Today in London Lite the letters page is full of outrage:

“why don’t they just make a big bonfire out of the notes? Same effect”

“what a stupid idea. Why do they think that wasting more and more money on things like this is a good idea. Londoners are miserable – no amount of cash will make them smile!”

“what a way to waste money. Throwing cash at this initiative is about as worthwhile as flushing it down the toilet. People aren’t suddenly going to be happy because someone shows them how to plant vegetables, it’s much deeper than that.”

I’m guessing that the last correspondent never saw Making Slough Happy or read any of psychologist Dr Richard Stevens’ research. One of the ten steps to happiness listed in the programme was “plant something and nurture it”.

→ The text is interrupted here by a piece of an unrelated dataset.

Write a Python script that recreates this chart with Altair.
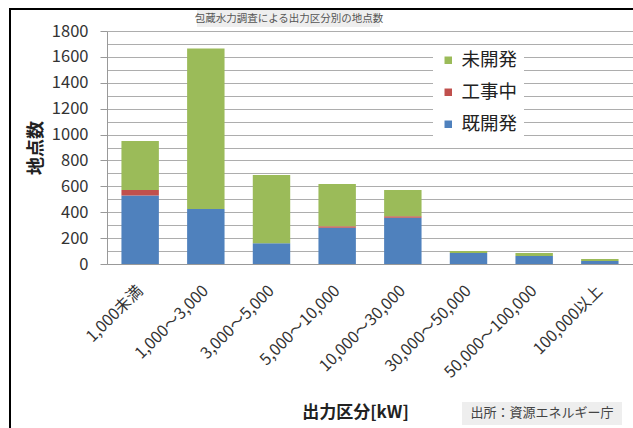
import altair as alt
import pandas as pd

categories = ["1,000未満", "1,000～3,000", "3,000～5,000", "5,000～10,000",
              "10,000～30,000", "30,000～50,000", "50,000～100,000", "100,000以上"]
developed = [530, 425, 160, 280, 358, 85, 62, 24]          # 既開発
under_construction = [42, 0, 0, 12, 10, 0, 0, 0]          # 工事中
undeveloped = [378, 1240, 528, 326, 204, 15, 23, 14]       # 未開発
series = ["未開発", "工事中", "既開発"]
colors = ["#9BBB59", "#C0504D", "#4F81BD"]
y_values = list(range(0, 1801, 100))
chart_title = "包蔵水力調査による出力区分別の地点数"
source_text = "出所：資源エネルギー庁"

rows = []
for i, c in enumerate(categories):
    for s, vals, o in [("既開発", developed, 0), ("工事中", under_construction, 1), ("未開発", undeveloped, 2)]:
        rows.append({"区分": c, "系列": s, "地点数": vals[i], "順": o})
df = pd.DataFrame(rows)

W, H = 526, 233
FONT = "Noto Sans CJK JP"
one = pd.DataFrame({"t": [0]})

bars = alt.Chart(df).mark_bar().encode(
    x=alt.X("区分:N", sort=categories,
            scale=alt.Scale(paddingInner=0.43, paddingOuter=0.22),
            axis=alt.Axis(title="出力区分[kW]", labelAngle=-45, labelAlign="right",
                          labelBaseline="middle", labelPadding=24, labelFontSize=16,
                          labelColor="#333333", labelFont=FONT, ticks=False,
                          domainColor="#999999", titleFont=FONT, titleFontSize=17,
                          titleFontWeight="bold", titleColor="#222222",
                          titleX=248, titleY=148, titleBaseline="middle", grid=False,
                          labelLimit=300)),
    y=alt.Y("地点数:Q", stack="zero", scale=alt.Scale(domain=[0, 1800], nice=False),
            axis=alt.Axis(values=y_values, format="d",
                          labelExpr="datum.value % 200 === 0 ? format(datum.value, 'd') : ''",
                          tickOpacity={"condition": {"test": "datum.value % 200 === 0", "value": 1}, "value": 0},
                          tickSize=7, tickColor="#999999", labelPadding=12,
                          labelFontSize=16.5, labelColor="#333333", labelFont=FONT,
                          domainColor="#999999", gridColor="#adadad", gridWidth=1,
                          title="地点数", titleFont=FONT, titleFontSize=18,
                          titleFontWeight="bold", titleColor="#222222", titlePadding=6)),
    color=alt.Color("系列:N", scale=alt.Scale(domain=series, range=colors),
                    legend=alt.Legend(title=None, orient="none", legendX=326, legendY=14,
                                      fillColor="white", padding=6, symbolType="square",
                                      symbolSize=56, symbolStrokeWidth=0, labelFontSize=18.5,
                                      labelFont=FONT, labelColor="#222222", rowPadding=13,
                                      labelOffset=4)),
    order=alt.Order("順:Q"),
)

border = alt.Chart(one).mark_rect(fill=None, stroke="black", strokeWidth=2).encode(
    x=alt.value(-97), x2=alt.value(W + 20), y=alt.value(-22), y2=alt.value(H + 200))

title_bg = alt.Chart(one).mark_rect(color="#eeeeee").encode(
    x=alt.value(90), x2=alt.value(273), y=alt.value(-21), y2=alt.value(-4))
title_txt = alt.Chart(pd.DataFrame({"t": [chart_title]})).mark_text(
    font=FONT, fontSize=10.5, color="#555555").encode(
    text="t:N", x=alt.value(182), y=alt.value(-12))

src_bg = alt.Chart(one).mark_rect(color="#eeeeee").encode(
    x=alt.value(355), x2=alt.value(515), y=alt.value(371), y2=alt.value(394))
src_txt = alt.Chart(pd.DataFrame({"t": [source_text]})).mark_text(
    font=FONT, fontSize=13, color="#444444").encode(
    text="t:N", x=alt.value(435), y=alt.value(382))

chart = alt.layer(border, title_bg, title_txt, src_bg, src_txt, bars).properties(
    width=W, height=H,
    autosize=alt.AutoSizeParams(type="none"),
    padding={"left": 107, "top": 31, "right": 0, "bottom": 164},
    background="white",
).configure_view(stroke=None)

chart.save("out.html", embed_options={"renderer": "svg", "actions": False})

The two schemes are Well London and Active 8 London, run by the Peabody Trust, a charitable housing association.

Well London projects include:

  • schemes to make it easier to buy quality, cheap, local food
  • cook and eat clubs to increase rates of healthy eating
  • training local people with direct experience of mental ill health to deliver mental health awareness training
  • using the arts and cultural activity to improve environments and provide accessible physical activities
  • increasing physical activity levels through increasing the range of sports and active recreation activities available to the community

Active 8 London plans to set up:

  • food days to broaden people’s understanding of nutrition
  • gardening schemes to show high-rise residents how to grow their own vegetables
  • a week of events and workshops that will address common mental health problems
  • the Fifty-Five Alive Club that will lead social activities for older people
  • a project that will provide exercise sessions and advice in women only environments
  • Pukka Tukka, which is a project to encourage single men off takeaways and processed foods and show them how to make healthy, fresh meals on a budget

So you can see why the correspondents are so disgruntled. Projects to encourage us to eat better and exercise more, what a terrible waste of money. After all £14 million does seem like a lot of money.

Amongst the information to support Well London’s bid is the fact that “ten per cent of people over the age of 65 are malnourished and account for approximately half of the £7.3 billion per year that malnutrition costs the UK.” Which isn’t the sort of information that London Lite has room for.

£7.3 billion? Now, that is a lot of money.